16 thoughts on “3,800 Votes

  1. The whole thing reminds me of a joke my dad used to tell. “They told me that if I voted for Barry Goldwater, we’d have a horrible war in Vietnam. Sure enough, I voted for Goldwater, and we had a terrible war in Vietnam.” Not having a good choice in an election seems to be an old problem, though.

  2. Wow! I wonder if that election is where libidiot women started their gullibility?

    Of course, Woody Wilson also foisted the Fed on the brain dead minions. He knew it was going to “kill his country”, but he still signed it.
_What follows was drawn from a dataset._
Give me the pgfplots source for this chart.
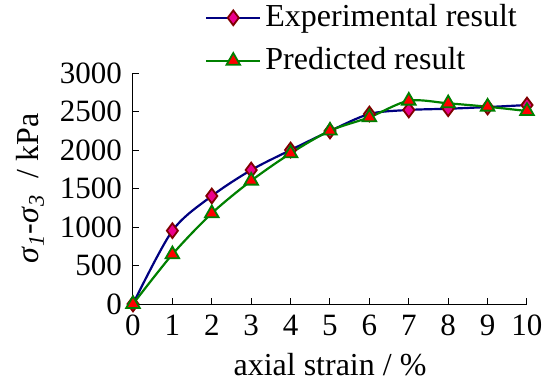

  3. Trump claims to have a “secret plan” to fight ISIL. Well, by analogy to past secret plans, Vietnam’s doing OK these days, so maybe there’s a glimmer of hope…

  4. the election of 2020 will mirror the election of 1912 with parties being reversed, Bernie Sanders will be on one side no one knows who will be on the other.

  5. Joe Biden isn’t young enough to run anymore, and Joe Biden is too old and white for most Democrats anyway. The Democrats will seek to enhance their appeal to the new swing voters, middle-income conservatives embarrassed to be in the party of Trump.

  6. Wilson had been less than supportive of the women’s suffrage movement while Hughes publicly backed them. The “Hughsettes” as they would become know, would include a number of notable suffrage leaders who campaigned for the Republican across the country. Wilson supporters would often riot and attack the “Hughsettes” rallies.

    Wow, things have not changed much in the last 100 years! Just the historical narrative being pushed by libturd progressive media that Dems are all-inclusive and womyn-friendly.

  7. I only now discovered Shot in the Dark, or maybe rediscovered it again. Something about mostly nekid girls protesting something with some wearing only electrical tape on top. A red head saved the photo. They often do.

    As there is a WWI and WWII feature here I thought I would mention a local Military History Book Club, meeting usually the 4th Wednesday of the month at 7 PM at the Roseville Har Mar Barnes and Noble. You don’t have to read the book to show up.

    So the next one is 7 PM Wed Jan. 25th, 2017. The book (a longer book over the long Christmas break) is Guns at Last Light, by Rick Atkinson, about WWII from D-Day until German surrender. The Feb. 22nd book is Hitlerland: American Eyewitnesses to the Nazi Rise to Power by Andrew Nagorski.

  8. Joe Biden isn’t young enough to run anymore, and Joe Biden is too old and white for most Democrats anyway. The Democrats will seek to enhance their appeal to the new swing voters, middle-income conservatives embarrassed to be in the party of Trump.

    EI,that’s a joke right? There is no rush to the center I see. If the trends continue we will have a filibuster proof majority in both houses for Trumps 2nd term. What make you think the Democrats have any sense to win back the white working class? Especially since union are about to realign politics in something not seen in 50 years

  9. Eclectic,

    I have a conflict tomorrow night, but I’d love to come to the February event.

    Thanks!

  10. PoD: If you mean the next mid-terms, Trump will not be up for election, the House has a built-in Republican advantage thanks to Republican-controlled state legislator gerrymandering, (which Republicans earned their re-districting rights through their dominance of state politics) and the Senate election will see many more Democrat seats than Republican seats to defend. We could quite easily see 4 years of complete Republican control.

  11. Sigh… 3800 votes from League of Nations not being created.

    3800 votes from a decidedly different U.S. approach to the war and the Versailles treaty. Perhaps a more pro-war U.S. would have modified the terms and avoided World War Two? Never know, but interesting to contemplate.

  12. EI: I just meant in regards to the fact the party is literally entering unelectable territory

  13. Eclectic,

    I will definitely be there one of these days. I’d have a heck of a time getting over there anytime soon, anyway I could Skype in? I’m a massive history nerd

  14. PoD: The Democrats, once the cutting edge of progressive politics, has been brought to the edge of extinction, in part, because of its obsessive fantasies about Identity Groups rather than economic classes.